**Written request**. Everything from the first line of the data below through the line that contains "import plotly.graph_objects as go" should be written out exactly, please, and nothing more; the pictures stay out.

**Data section**.
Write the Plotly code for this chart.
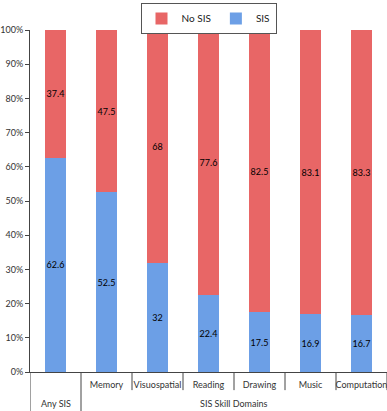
import plotly.graph_objects as go

categories = ["Any SIS", "Memory", "Visuospatial", "Reading", "Drawing", "Music", "Computation"]
tick_labels = ["", "Memory", "Visuospatial", "Reading", "Drawing", "Music", "Computation"]
group_labels = ["Any SIS", "SIS Skill Domains"]
group_centers = [0, 3.5]
group_bounds = [-0.5, 0.5]
inner_bounds = [1.5, 2.5, 3.5, 4.5, 5.5, 6.5]
sis = [62.6, 52.5, 32, 22.4, 17.5, 16.9, 16.7]
no_sis = [37.4, 47.5, 68, 77.6, 82.5, 83.1, 83.3]
yticks = [0, 10, 20, 30, 40, 50, 60, 70, 80, 90, 100]

FONT = "Lato, Liberation Sans, sans-serif"

fig = go.Figure()
fig.add_trace(go.Bar(
    x=categories, y=sis, name="SIS",
    marker=dict(color="#6c9fe6", line=dict(width=0)),
    text=[str(v) for v in sis], textposition="inside", insidetextanchor="middle",
    textfont=dict(color="black", size=9), textangle=0,
))
fig.add_trace(go.Bar(
    x=categories, y=no_sis, name="No SIS",
    marker=dict(color="#e86666", line=dict(width=0)),
    text=[str(v) for v in no_sis], textposition="inside", insidetextanchor="middle",
    textfont=dict(color="black", size=9), textangle=0,
))

for lbl, cx in zip(group_labels, group_centers):
    fig.add_annotation(x=cx, xref="x", y=-0.092, yref="paper", text=lbl,
                       showarrow=False, yanchor="middle",
                       font=dict(family=FONT, size=9, color="#333"))
for bx in group_bounds:
    fig.add_shape(type="line", xref="x", yref="paper", x0=bx, x1=bx, y0=0, y1=-0.12,
                  line=dict(color="#444", width=1))
for bx in inner_bounds:
    fig.add_shape(type="line", xref="x", yref="paper", x0=bx, x1=bx, y0=0, y1=-0.053,
                  line=dict(color="#444", width=1))

fig.update_layout(
    barmode="stack", bargap=0.6,
    width=387, height=411,
    margin=dict(l=30, r=0, t=30, b=39, autoexpand=False),
    plot_bgcolor="white", paper_bgcolor="white",
    font=dict(family=FONT, size=9, color="#333"),
    legend=dict(orientation="h", x=0.5, xanchor="center", y=0.993, yanchor="top",
                yref="container", traceorder="reversed",
                bordercolor="#555", borderwidth=1, font=dict(size=10, color="#222"),
                itemwidth=30, tracegroupgap=0),
    uniformtext=dict(minsize=8, mode="show"),
)
fig.update_yaxes(range=[0, 100], tickvals=yticks, ticktext=[f"{v}%" for v in yticks],
                 showgrid=False, showline=True, linecolor="#444", linewidth=1,
                 ticks="outside", ticklen=4, tickcolor="#444", zeroline=False,
                 automargin=False, tickfont=dict(size=9, color="#333"))
fig.update_xaxes(range=[-0.5, 6.5], tickmode="array", tickvals=categories, ticktext=tick_labels,
                 showline=True, linecolor="#444", linewidth=1, showgrid=False,
                 ticks="", tickangle=0, automargin=False, ticklabelstandoff=4,
                 tickfont=dict(size=9, color="#333"))

fig.write_html("out.html", config={"displayModeBar": False},
               post_script="document.body.style.margin='0';")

**Task response**.
Write the Plotly code for this chart.
import plotly.graph_objects as go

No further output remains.